■ **STATED PROBLEM**
Output every line of the material exactly, omitting images.
===== DATA SUPPLIED
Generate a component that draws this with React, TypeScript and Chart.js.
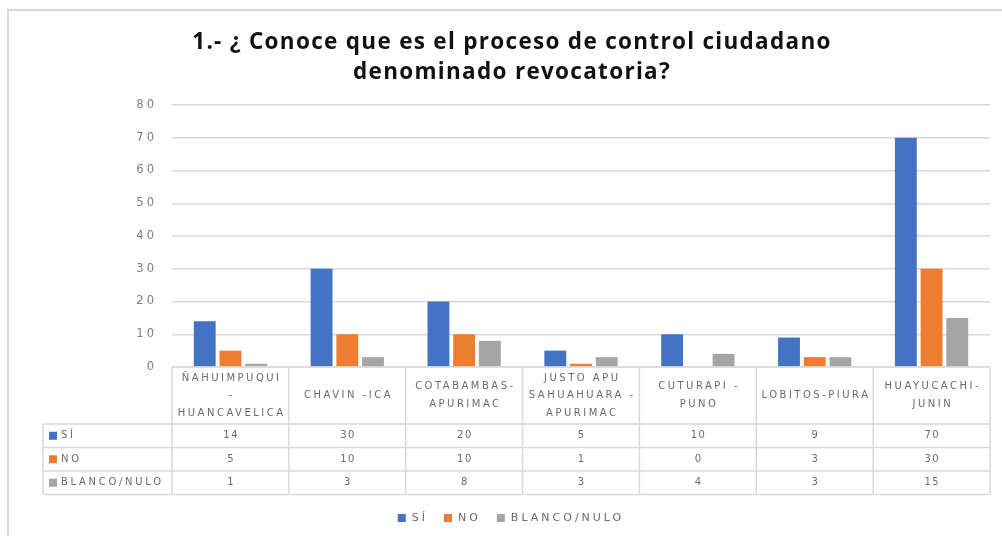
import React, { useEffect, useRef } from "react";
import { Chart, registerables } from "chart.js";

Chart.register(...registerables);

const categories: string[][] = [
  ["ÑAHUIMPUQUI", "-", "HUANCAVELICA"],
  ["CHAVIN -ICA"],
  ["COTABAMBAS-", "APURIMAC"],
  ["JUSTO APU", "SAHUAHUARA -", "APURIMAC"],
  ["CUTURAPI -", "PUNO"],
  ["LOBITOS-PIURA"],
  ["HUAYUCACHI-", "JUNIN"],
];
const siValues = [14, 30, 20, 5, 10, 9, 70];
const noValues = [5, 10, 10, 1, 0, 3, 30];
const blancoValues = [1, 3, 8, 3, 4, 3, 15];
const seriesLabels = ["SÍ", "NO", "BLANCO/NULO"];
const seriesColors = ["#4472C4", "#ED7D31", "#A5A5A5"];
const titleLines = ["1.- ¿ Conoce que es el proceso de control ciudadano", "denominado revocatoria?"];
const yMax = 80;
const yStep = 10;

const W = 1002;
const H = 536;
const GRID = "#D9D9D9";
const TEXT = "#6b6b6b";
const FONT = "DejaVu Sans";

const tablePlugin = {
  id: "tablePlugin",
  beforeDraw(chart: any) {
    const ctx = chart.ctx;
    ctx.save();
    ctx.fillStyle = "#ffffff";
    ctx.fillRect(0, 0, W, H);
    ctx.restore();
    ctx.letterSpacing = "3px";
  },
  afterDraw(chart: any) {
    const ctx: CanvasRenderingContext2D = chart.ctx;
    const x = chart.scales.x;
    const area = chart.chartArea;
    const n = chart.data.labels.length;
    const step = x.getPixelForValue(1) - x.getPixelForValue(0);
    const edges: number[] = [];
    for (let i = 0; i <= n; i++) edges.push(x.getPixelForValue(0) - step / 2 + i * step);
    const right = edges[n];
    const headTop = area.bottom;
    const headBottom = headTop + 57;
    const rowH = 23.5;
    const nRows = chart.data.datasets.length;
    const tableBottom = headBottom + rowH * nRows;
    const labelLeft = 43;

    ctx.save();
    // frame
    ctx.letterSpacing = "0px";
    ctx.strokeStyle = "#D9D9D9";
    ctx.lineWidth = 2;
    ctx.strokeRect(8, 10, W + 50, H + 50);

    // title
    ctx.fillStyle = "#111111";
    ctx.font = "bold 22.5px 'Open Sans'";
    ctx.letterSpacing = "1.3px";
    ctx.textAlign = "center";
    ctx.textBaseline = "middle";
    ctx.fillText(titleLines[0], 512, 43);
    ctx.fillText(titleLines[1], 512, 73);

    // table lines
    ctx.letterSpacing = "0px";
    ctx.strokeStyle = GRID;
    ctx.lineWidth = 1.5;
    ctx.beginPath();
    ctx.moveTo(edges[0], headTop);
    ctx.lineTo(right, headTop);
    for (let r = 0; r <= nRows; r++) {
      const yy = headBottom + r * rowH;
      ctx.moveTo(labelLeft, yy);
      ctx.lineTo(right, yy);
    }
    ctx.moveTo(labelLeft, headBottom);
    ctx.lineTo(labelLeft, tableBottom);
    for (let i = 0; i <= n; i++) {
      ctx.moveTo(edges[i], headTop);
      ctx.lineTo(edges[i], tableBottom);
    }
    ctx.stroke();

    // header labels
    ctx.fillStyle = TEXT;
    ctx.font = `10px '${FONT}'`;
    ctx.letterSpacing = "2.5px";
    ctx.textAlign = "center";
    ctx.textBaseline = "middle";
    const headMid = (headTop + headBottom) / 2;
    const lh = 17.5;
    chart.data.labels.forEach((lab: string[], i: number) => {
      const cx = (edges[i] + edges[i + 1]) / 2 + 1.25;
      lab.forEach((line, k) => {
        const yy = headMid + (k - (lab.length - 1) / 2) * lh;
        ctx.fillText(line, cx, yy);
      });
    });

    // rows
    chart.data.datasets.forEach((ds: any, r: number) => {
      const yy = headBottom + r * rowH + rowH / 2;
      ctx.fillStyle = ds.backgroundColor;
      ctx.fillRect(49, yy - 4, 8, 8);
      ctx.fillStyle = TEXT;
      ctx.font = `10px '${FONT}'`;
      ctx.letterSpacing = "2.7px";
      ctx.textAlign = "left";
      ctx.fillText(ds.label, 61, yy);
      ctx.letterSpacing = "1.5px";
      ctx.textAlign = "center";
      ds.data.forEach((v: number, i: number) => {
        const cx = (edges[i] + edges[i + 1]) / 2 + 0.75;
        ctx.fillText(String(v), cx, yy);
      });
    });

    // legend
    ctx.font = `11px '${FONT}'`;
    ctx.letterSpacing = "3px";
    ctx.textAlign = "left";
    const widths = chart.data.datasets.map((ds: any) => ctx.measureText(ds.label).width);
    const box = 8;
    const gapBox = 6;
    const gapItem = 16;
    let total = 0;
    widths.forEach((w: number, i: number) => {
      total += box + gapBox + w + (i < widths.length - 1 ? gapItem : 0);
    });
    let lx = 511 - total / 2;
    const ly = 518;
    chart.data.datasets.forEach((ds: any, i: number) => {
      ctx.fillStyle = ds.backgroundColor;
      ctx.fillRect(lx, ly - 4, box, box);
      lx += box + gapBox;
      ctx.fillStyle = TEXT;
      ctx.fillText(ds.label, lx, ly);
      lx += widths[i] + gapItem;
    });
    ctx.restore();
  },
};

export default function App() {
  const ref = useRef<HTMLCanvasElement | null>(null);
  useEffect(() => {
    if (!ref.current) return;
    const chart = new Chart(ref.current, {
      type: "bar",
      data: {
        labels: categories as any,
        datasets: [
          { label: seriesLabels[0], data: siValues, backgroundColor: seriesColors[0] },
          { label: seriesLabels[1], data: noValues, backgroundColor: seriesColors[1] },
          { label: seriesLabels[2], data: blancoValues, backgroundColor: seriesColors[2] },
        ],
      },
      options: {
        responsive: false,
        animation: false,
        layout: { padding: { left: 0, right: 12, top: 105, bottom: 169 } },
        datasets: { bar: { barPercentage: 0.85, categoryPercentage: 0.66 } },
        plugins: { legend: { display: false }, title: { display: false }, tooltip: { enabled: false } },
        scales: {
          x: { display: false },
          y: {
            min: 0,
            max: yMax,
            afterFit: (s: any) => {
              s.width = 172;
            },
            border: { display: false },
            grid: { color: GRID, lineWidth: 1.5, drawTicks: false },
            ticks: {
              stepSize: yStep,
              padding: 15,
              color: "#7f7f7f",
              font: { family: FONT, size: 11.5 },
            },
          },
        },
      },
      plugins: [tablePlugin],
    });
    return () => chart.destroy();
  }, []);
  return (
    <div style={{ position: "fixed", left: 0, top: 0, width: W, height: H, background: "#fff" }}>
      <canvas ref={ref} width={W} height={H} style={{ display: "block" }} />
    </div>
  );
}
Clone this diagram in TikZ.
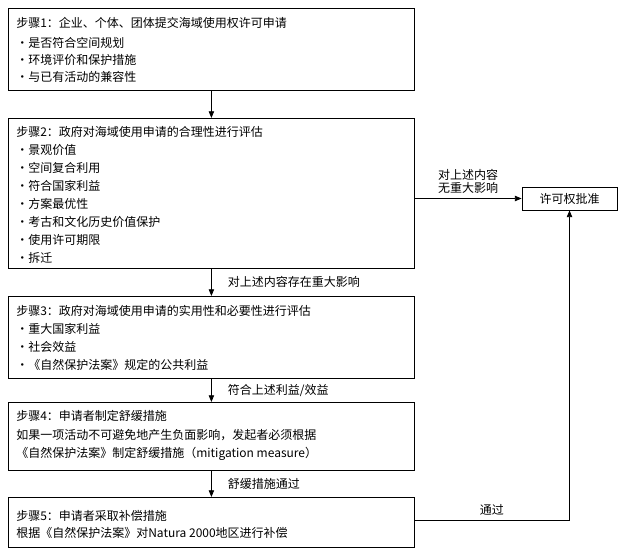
==========
■ **TASK RESPONSE**
Generate a component that draws this with React, TypeScript and Chart.js.
import React, { useEffect, useRef } from "react";
import { Chart, registerables } from "chart.js";

Chart.register(...registerables);

const categories: string[][] = [
  ["ÑAHUIMPUQUI", "-", "HUANCAVELICA"],
  ["CHAVIN -ICA"],
  ["COTABAMBAS-", "APURIMAC"],
  ["JUSTO APU", "SAHUAHUARA -", "APURIMAC"],
  ["CUTURAPI -", "PUNO"],
  ["LOBITOS-PIURA"],
  ["HUAYUCACHI-", "JUNIN"],
];
const siValues = [14, 30, 20, 5, 10, 9, 70];
const noValues = [5, 10, 10, 1, 0, 3, 30];
const blancoValues = [1, 3, 8, 3, 4, 3, 15];
const seriesLabels = ["SÍ", "NO", "BLANCO/NULO"];
const seriesColors = ["#4472C4", "#ED7D31", "#A5A5A5"];
const titleLines = ["1.- ¿ Conoce que es el proceso de control ciudadano", "denominado revocatoria?"];
const yMax = 80;
const yStep = 10;

const W = 1002;
const H = 536;
const GRID = "#D9D9D9";
const TEXT = "#6b6b6b";
const FONT = "DejaVu Sans";

const tablePlugin = {
  id: "tablePlugin",
  beforeDraw(chart: any) {
    const ctx = chart.ctx;
    ctx.save();
    ctx.fillStyle = "#ffffff";
    ctx.fillRect(0, 0, W, H);
    ctx.restore();
    ctx.letterSpacing = "3px";
  },
  afterDraw(chart: any) {
    const ctx: CanvasRenderingContext2D = chart.ctx;
    const x = chart.scales.x;
    const area = chart.chartArea;
    const n = chart.data.labels.length;
    const step = x.getPixelForValue(1) - x.getPixelForValue(0);
    const edges: number[] = [];
    for (let i = 0; i <= n; i++) edges.push(x.getPixelForValue(0) - step / 2 + i * step);
    const right = edges[n];
    const headTop = area.bottom;
    const headBottom = headTop + 57;
    const rowH = 23.5;
    const nRows = chart.data.datasets.length;
    const tableBottom = headBottom + rowH * nRows;
    const labelLeft = 43;

    ctx.save();
    // frame
    ctx.letterSpacing = "0px";
    ctx.strokeStyle = "#D9D9D9";
    ctx.lineWidth = 2;
    ctx.strokeRect(8, 10, W + 50, H + 50);

    // title
    ctx.fillStyle = "#111111";
    ctx.font = "bold 22.5px 'Open Sans'";
    ctx.letterSpacing = "1.3px";
    ctx.textAlign = "center";
    ctx.textBaseline = "middle";
    ctx.fillText(titleLines[0], 512, 43);
    ctx.fillText(titleLines[1], 512, 73);

    // table lines
    ctx.letterSpacing = "0px";
    ctx.strokeStyle = GRID;
    ctx.lineWidth = 1.5;
    ctx.beginPath();
    ctx.moveTo(edges[0], headTop);
    ctx.lineTo(right, headTop);
    for (let r = 0; r <= nRows; r++) {
      const yy = headBottom + r * rowH;
      ctx.moveTo(labelLeft, yy);
      ctx.lineTo(right, yy);
    }
    ctx.moveTo(labelLeft, headBottom);
    ctx.lineTo(labelLeft, tableBottom);
    for (let i = 0; i <= n; i++) {
      ctx.moveTo(edges[i], headTop);
      ctx.lineTo(edges[i], tableBottom);
    }
    ctx.stroke();

    // header labels
    ctx.fillStyle = TEXT;
    ctx.font = `10px '${FONT}'`;
    ctx.letterSpacing = "2.5px";
    ctx.textAlign = "center";
    ctx.textBaseline = "middle";
    const headMid = (headTop + headBottom) / 2;
    const lh = 17.5;
    chart.data.labels.forEach((lab: string[], i: number) => {
      const cx = (edges[i] + edges[i + 1]) / 2 + 1.25;
      lab.forEach((line, k) => {
        const yy = headMid + (k - (lab.length - 1) / 2) * lh;
        ctx.fillText(line, cx, yy);
      });
    });

    // rows
    chart.data.datasets.forEach((ds: any, r: number) => {
      const yy = headBottom + r * rowH + rowH / 2;
      ctx.fillStyle = ds.backgroundColor;
      ctx.fillRect(49, yy - 4, 8, 8);
      ctx.fillStyle = TEXT;
      ctx.font = `10px '${FONT}'`;
      ctx.letterSpacing = "2.7px";
      ctx.textAlign = "left";
      ctx.fillText(ds.label, 61, yy);
      ctx.letterSpacing = "1.5px";
      ctx.textAlign = "center";
      ds.data.forEach((v: number, i: number) => {
        const cx = (edges[i] + edges[i + 1]) / 2 + 0.75;
        ctx.fillText(String(v), cx, yy);
      });
    });

    // legend
    ctx.font = `11px '${FONT}'`;
    ctx.letterSpacing = "3px";
    ctx.textAlign = "left";
    const widths = chart.data.datasets.map((ds: any) => ctx.measureText(ds.label).width);
    const box = 8;
    const gapBox = 6;
    const gapItem = 16;
    let total = 0;
    widths.forEach((w: number, i: number) => {
      total += box + gapBox + w + (i < widths.length - 1 ? gapItem : 0);
    });
    let lx = 511 - total / 2;
    const ly = 518;
    chart.data.datasets.forEach((ds: any, i: number) => {
      ctx.fillStyle = ds.backgroundColor;
      ctx.fillRect(lx, ly - 4, box, box);
      lx += box + gapBox;
      ctx.fillStyle = TEXT;
      ctx.fillText(ds.label, lx, ly);
      lx += widths[i] + gapItem;
    });
    ctx.restore();
  },
};

export default function App() {
  const ref = useRef<HTMLCanvasElement | null>(null);
  useEffect(() => {
    if (!ref.current) return;
    const chart = new Chart(ref.current, {
      type: "bar",
      data: {
        labels: categories as any,
        datasets: [
          { label: seriesLabels[0], data: siValues, backgroundColor: seriesColors[0] },
          { label: seriesLabels[1], data: noValues, backgroundColor: seriesColors[1] },
          { label: seriesLabels[2], data: blancoValues, backgroundColor: seriesColors[2] },
        ],
      },
      options: {
        responsive: false,
        animation: false,
        layout: { padding: { left: 0, right: 12, top: 105, bottom: 169 } },
        datasets: { bar: { barPercentage: 0.85, categoryPercentage: 0.66 } },
        plugins: { legend: { display: false }, title: { display: false }, tooltip: { enabled: false } },
        scales: {
          x: { display: false },
          y: {
            min: 0,
            max: yMax,
            afterFit: (s: any) => {
              s.width = 172;
            },
            border: { display: false },
            grid: { color: GRID, lineWidth: 1.5, drawTicks: false },
            ticks: {
              stepSize: yStep,
              padding: 15,
              color: "#7f7f7f",
              font: { family: FONT, size: 11.5 },
            },
          },
        },
      },
      plugins: [tablePlugin],
    });
    return () => chart.destroy();
  }, []);
  return (
    <div style={{ position: "fixed", left: 0, top: 0, width: W, height: H, background: "#fff" }}>
      <canvas ref={ref} width={W} height={H} style={{ display: "block" }} />
    </div>
  );
}
Clone this diagram in TikZ.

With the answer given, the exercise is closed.